The present lot is a triumphant display of Souza’s mesmerizing skills as both a draughtsman and painter. Here, Souza reintroduces his iconic black line, quintessential to his most acclaimed works of the late 1950s. Taking on an almost schematic nature, the lines in Untitled (Citadel with Flag) are reminiscent of those seen in the depiction of Vitruvian Man by Leonardo. To reinforce their vital role in the construction of this landscape, these richly impastoed lines are juxtaposed against a thinly primed background, giving the large canvas a sculptural quality. The corniced buildings and pediments also suggest the Catholic architecture which informed much of Souza’s oeuvre, particularly his landscapes of the previous years. In fact, only a few years earlier, Souza was invited by the Italian government to spend several months in Rome on a scholarship, where he saw first-hand the architectural marvels of Vatican City and Castel Sant’Angelo as well as the Capitoline Hill, the once great citadel of Rome. In this impressive painting, Souza looks to have combined some of these architectural elements with those from his more familiar immediate surroundings of Belsize Park and Hampstead Heath in North London, where he lived and worked at the time.
The expansive citadel in this painting is placed on a horizon line that bisects the picture plane, seeming to rise up from a bed of thorny underbrush and menacing trees, and creating a dichotomy between the upper and lower sections of the canvas. The top, with its architectural structures defined by Souza’s controlled, sturdy lines is marked by a triumphant green flag and shining sun, while the bottom half represents the wild and uncontrolled element of nature that bristles with violence. The lattice-like outlines of the buildings and rooftops sharply overlay and contrast with the foreground, capturing the tension Souza saw between the man-made and natural worlds.

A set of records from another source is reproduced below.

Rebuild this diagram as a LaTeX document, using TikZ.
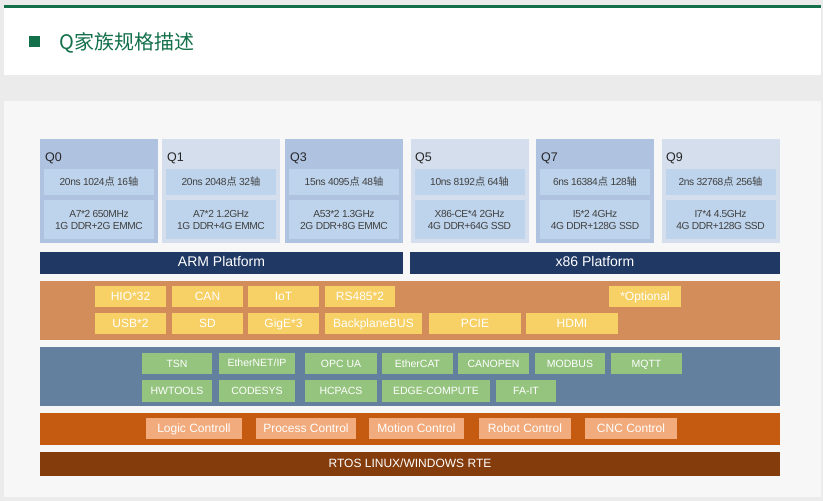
\documentclass[tikz,border=0pt]{standalone}
\usepackage{fontspec}
\setmainfont{Liberation Sans}
\newfontfamily\cjk{Noto Sans CJK SC}
\usepackage{xcolor}
\definecolor{pagegray}{HTML}{EBEBEB}
\definecolor{panelgray}{HTML}{F7F7F7}
\definecolor{titlegreen}{HTML}{13704A}
\definecolor{qdark}{HTML}{AFC3E1}
\definecolor{qlight}{HTML}{D5DEEC}
\definecolor{specblue}{HTML}{BED4EC}
\definecolor{navy}{HTML}{203864}
\definecolor{ioband}{HTML}{D38D5A}
\definecolor{ioyellow}{HTML}{F7D166}
\definecolor{protoband}{HTML}{64809F}
\definecolor{protogreen}{HTML}{95C47F}
\definecolor{ctrlband}{HTML}{C55A11}
\definecolor{ctrlsalmon}{HTML}{F2AB7D}
\definecolor{rtosbrown}{HTML}{843C0C}
\usetikzlibrary{calc}
\tikzset{card/.style={inner sep=0pt,outer sep=0pt,minimum width=118pt,minimum height=104pt},
  card dark/.style={card,fill=qdark},card light/.style={card,fill=qlight},
  card label/.style={anchor=west,inner sep=0pt,font=\fontsize{12.5}{14}\selectfont,text=black!85},
  spec/.style={inner sep=0pt,fill=specblue,minimum width=110pt,text=black!75,align=center,
    font=\fontsize{10.2}{12}\selectfont\addfontfeature{LetterSpace=-4}},
  platform/.style={inner sep=0pt,fill=navy,text=white,minimum height=22pt,text height=0.72em,text depth=0pt,
    font=\fontsize{14}{16}\selectfont},
  band/.style={inner sep=0pt,outer sep=0pt,minimum width=740pt},
  chip/.style={inner sep=0pt,text=white,minimum height=21pt,text height=0.72em,text depth=0pt},
  io box/.style={chip,fill=ioyellow,font=\fontsize{12}{14}\selectfont},
  proto box/.style={chip,fill=protogreen,font=\fontsize{10.5}{12}\selectfont},
  ctrl box/.style={chip,fill=ctrlsalmon,font=\fontsize{12}{14}\selectfont}}

\begin{document}
\begin{tikzpicture}[x=1pt,y=-1pt]
	\fill[pagegray] (0,0) rectangle (823,501);
	\useasboundingbox (0,0) rectangle (823,501);
	% header
	\fill[white] (4,5) rectangle (821,75);
	\fill[titlegreen] (4,5) rectangle (821,8);
	\fill[titlegreen] (29,36) rectangle (40,47);
	\node[anchor=west,inner sep=0pt,text=titlegreen,font=\cjk\fontsize{20}{22}\selectfont] (title) at (59,43) {Q家族规格描述};
	\fill[panelgray] (4,101) rectangle (821,497);
	% family cards
	\node[card dark] (q0) at (99,191) {};
	\node[card light] (q1) at (221,191) {};
	\node[card dark] (q3) at (344,191) {};
	\node[card light] (q5) at (469.5,191) {};
	\node[card dark] (q7) at (595,191) {};
	\node[card light] (q9) at (720.5,191) {};
	\node[card label] (q0 name) at (45,158) {Q0};
	\node[card label] (q1 name) at (167,158) {Q1};
	\node[card label] (q3 name) at (290,158) {Q3};
	\node[card label] (q5 name) at (415,158) {Q5};
	\node[card label] (q7 name) at (541,158) {Q7};
	\node[card label] (q9 name) at (666,158) {Q9};
	\node[spec,minimum height=26pt] (q0 perf) at (99,182) {20ns 1024{\cjk 点} 16{\cjk 轴}};
	\node[spec,minimum height=26pt] (q1 perf) at (221,182) {20ns 2048{\cjk 点} 32{\cjk 轴}};
	\node[spec,minimum height=26pt] (q3 perf) at (344,182) {15ns 4095{\cjk 点} 48{\cjk 轴}};
	\node[spec,minimum height=26pt] (q5 perf) at (469.5,182) {10ns 8192{\cjk 点} 64{\cjk 轴}};
	\node[spec,minimum height=26pt] (q7 perf) at (595,182) {6ns 16384{\cjk 点} 128{\cjk 轴}};
	\node[spec,minimum height=26pt] (q9 perf) at (720.5,182) {2ns 32768{\cjk 点} 256{\cjk 轴}};
	\node[spec,minimum height=39pt] (q0 hw) at (99,219.5) {A7*2 650MHz\\1G DDR+2G EMMC};
	\node[spec,minimum height=39pt] (q1 hw) at (221,219.5) {A7*2 1.2GHz\\1G DDR+4G EMMC};
	\node[spec,minimum height=39pt] (q3 hw) at (344,219.5) {A53*2 1.3GHz\\2G DDR+8G EMMC};
	\node[spec,minimum height=39pt] (q5 hw) at (469.5,219.5) {X86-CE*4 2GHz\\4G DDR+64G SSD};
	\node[spec,minimum height=39pt] (q7 hw) at (595,219.5) {I5*2 4GHz\\4G DDR+128G SSD};
	\node[spec,minimum height=39pt] (q9 hw) at (720.5,219.5) {I7*4 4.5GHz\\4G DDR+128G SSD};
	% platforms
	\node[platform,minimum width=363pt] (arm) at (221.5,263) {ARM Platform};
	\node[platform,minimum width=370pt] (x86) at (595,263) {x86 Platform};
	% interfaces
	\node[band,fill=ioband,minimum height=59pt] (io) at (410,310.5) {};
	\node[io box,minimum width=71pt] (hio) at (130.5,296.5) {HIO*32};
	\node[io box,minimum width=71pt] (can) at (207.5,296.5) {CAN};
	\node[io box,minimum width=71pt] (iot) at (283.5,296.5) {IoT};
	\node[io box,minimum width=70pt] (rs485) at (360,296.5) {RS485*2};
	\node[io box,minimum width=72pt] (optional) at (645,296.5) {*Optional};
	\node[io box,minimum width=71pt] (usb) at (130.5,323.5) {USB*2};
	\node[io box,minimum width=71pt] (sd) at (207.5,323.5) {SD};
	\node[io box,minimum width=71pt] (gige) at (283.5,323.5) {GigE*3};
	\node[io box,minimum width=97pt] (backplane) at (373.5,323.5) {BackplaneBUS};
	\node[io box,minimum width=92pt] (pcie) at (475,323.5) {PCIE};
	\node[io box,minimum width=92pt] (hdmi) at (572,323.5) {HDMI};
	% protocols
	\node[band,fill=protoband,minimum height=59pt] (proto) at (410,376.5) {};
	\node[proto box,minimum width=70pt] (tsn) at (177,363.5) {TSN};
	\node[proto box,minimum width=76pt] (enip) at (257,363) {EtherNET/IP};
	\node[proto box,minimum width=72pt] (opcua) at (341,363.5) {OPC UA};
	\node[proto box,minimum width=71pt] (ecat) at (417.5,363.5) {EtherCAT};
	\node[proto box,minimum width=71pt] (canopen) at (493.5,363.5) {CANOPEN};
	\node[proto box,minimum width=70pt] (modbus) at (570,363.5) {MODBUS};
	\node[proto box,minimum width=71pt] (mqtt) at (646.5,363.5) {MQTT};
	\node[proto box,minimum width=70pt,minimum height=22pt] (hwtools) at (177,391) {HWTOOLS};
	\node[proto box,minimum width=76pt,minimum height=22pt] (codesys) at (257,391) {CODESYS};
	\node[proto box,minimum width=72pt,minimum height=22pt] (hcpacs) at (341,391) {HCPACS};
	\node[proto box,minimum width=108pt,minimum height=22pt] (edge) at (436,391) {EDGE-COMPUTE};
	\node[proto box,minimum width=60pt,minimum height=22pt] (fait) at (526,391) {FA-IT};
	% control
	\node[band,fill=ctrlband,minimum height=32pt] (ctrl) at (410,429) {};
	\node[ctrl box,minimum width=96pt] (logic) at (194,428.5) {Logic Controll};
	\node[ctrl box,minimum width=100pt] (process) at (306,428.5) {Process Control};
	\node[ctrl box,minimum width=95pt] (motion) at (416.5,428.5) {Motion Control};
	\node[ctrl box,minimum width=92pt] (robot) at (525,428.5) {Robot Control};
	\node[ctrl box,minimum width=92pt] (cnc) at (631,428.5) {CNC Control};
	% runtime
	\node[band,fill=rtosbrown,minimum height=24pt,text=white,text height=0.72em,text depth=0pt,
	  font=\fontsize{12}{14}\selectfont] (rtos) at (410,464) {RTOS LINUX/WINDOWS RTE};
\end{tikzpicture}
\end{document}
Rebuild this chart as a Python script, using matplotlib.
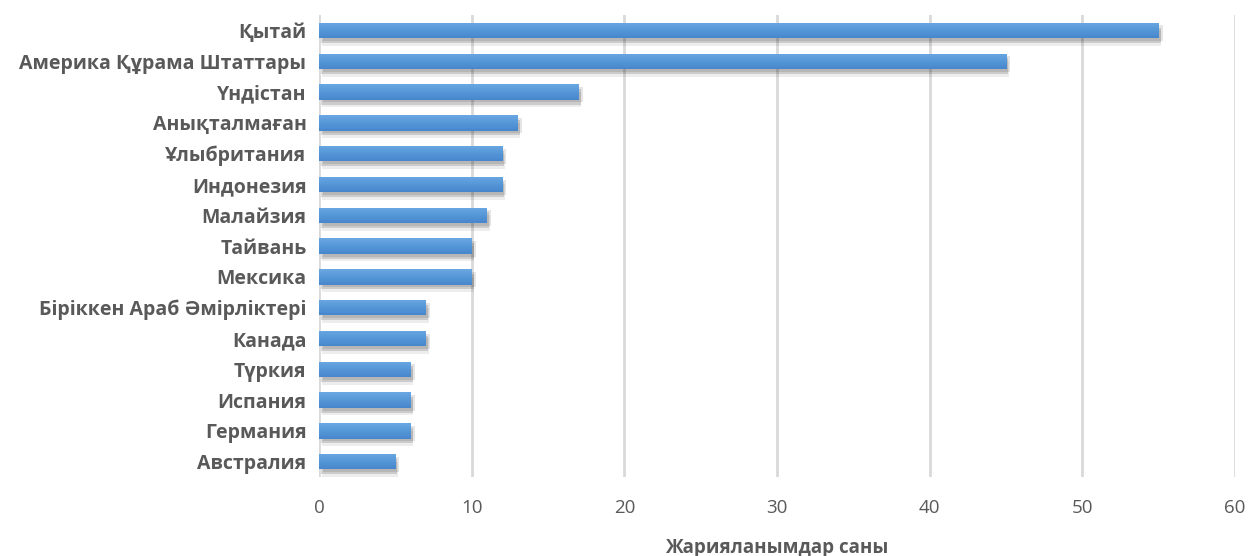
import matplotlib
matplotlib.use("Agg")
import matplotlib.pyplot as plt
import matplotlib.patheffects as pe
import numpy as np
from matplotlib.colors import LinearSegmentedColormap

plt.rcParams['font.family'] = ['Open Sans', 'DejaVu Sans']

countries = ["Қытай", "Америка Құрама Штаттары", "Үндістан", "Анықталмаған",
             "Ұлыбритания", "Индонезия", "Малайзия", "Тайвань", "Мексика",
             "Біріккен Араб Әмірліктері", "Канада", "Түркия", "Испания",
             "Германия", "Австралия"]
counts = [55, 45, 17, 13, 12, 12, 11, 10, 10, 7, 7, 6, 6, 6, 5]
xticks = [0, 10, 20, 30, 40, 50, 60]
xlabel = "Жарияланымдар саны"

fig = plt.figure(figsize=(12.48, 5.56), dpi=100)
ax = fig.add_axes([0.2556, 0.142, 0.734, 0.831])

ypos = list(range(len(countries)))
bars = ax.barh(ypos, counts, height=0.5, color="#5597d8", zorder=3)
cmap = LinearSegmentedColormap.from_list("g", ["#6ba8e2", "#5597d8", "#4886cc"])
grad = np.linspace(0, 1, 64).reshape(-1, 1)
for b in bars:
    b.set_path_effects([pe.SimplePatchShadow(offset=(2, -5.5), shadow_rgbFace="#000000", alpha=0.07),
                        pe.SimplePatchShadow(offset=(1.5, -3.5), shadow_rgbFace="#000000", alpha=0.14),
                        pe.SimplePatchShadow(offset=(3, -2), shadow_rgbFace="#000000", alpha=0.10),
                        pe.Normal()])
    x0, y0, w, h = b.get_x(), b.get_y(), b.get_width(), b.get_height()
    im = ax.imshow(grad, cmap=cmap, aspect="auto", extent=(x0, x0 + w, y0 + h, y0),
                   zorder=4, interpolation="bicubic")
    im.set_clip_path(b)

ax.set_xlim(0, 60)
ax.set_ylim(len(countries) - 0.5, -0.5)
ax.set_xticks(xticks)
ax.set_xticklabels([str(t) for t in xticks], fontsize=13.5, color="#595959")
ax.set_yticks(ypos)
ax.set_yticklabels(countries, fontsize=14, fontweight="bold", color="#595959")
ax.tick_params(axis="x", length=0, pad=16)
ax.tick_params(axis="y", length=0, pad=9)
ax.grid(axis="x", color="#d9d9d9", linewidth=2, zorder=0)
for s in ax.spines.values():
    s.set_visible(False)
ax.set_xlabel(xlabel, fontsize=13.5, fontweight="bold", color="#595959", labelpad=15)

fig.savefig("out.png", dpi=100, facecolor="white")
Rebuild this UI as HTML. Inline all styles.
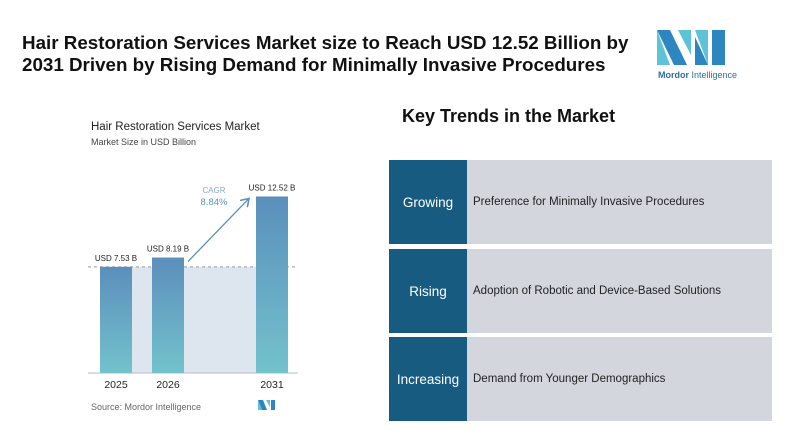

As such, this painting is like a blueprint for the uneasy opposition between mankind and nature that many of Souza’s works allude to. The human protagonist is, however, conspicuously absent in this citadel, usually a bastion of civilization. Souza’s use of black, not only for his line, but for parts of his subtly primed background as well, accentuates his plasticity of form and also anticipates his infamous ‘black on black’ paintings, which he would start work on only a few months later. The sun, a clear indication that this is not a nightscape, is also curiously rendered in black. Souza creates a dark world, almost post-apocalyptic in nature, where his citadel is a symbol of conflict and also the last stronghold for mankind and its resistance. The central flag atop the citadel, glimmering in green as it flutters in the wind, perhaps represents a beacon of hope for civilization, even in its darkest hour when all other lights seem to have been extinguished.
Fellow artist Jagdish Swaminathan describes Souza’s cityscapes as “singularly devoid of emotive inhibitions.” They are the “congealed visions of a mysterious world. Whether standing solidly in enamelled petrification or delineated in thin colour with calligraphic intonations, the cityscapes of Souza are purely plastic entities with no reference to memories or mirrors” (J. Swaminathan, ‘Souza's Exhibition’, Lalit Kala Contemporary 40, New Delhi, March 1995, p. 31).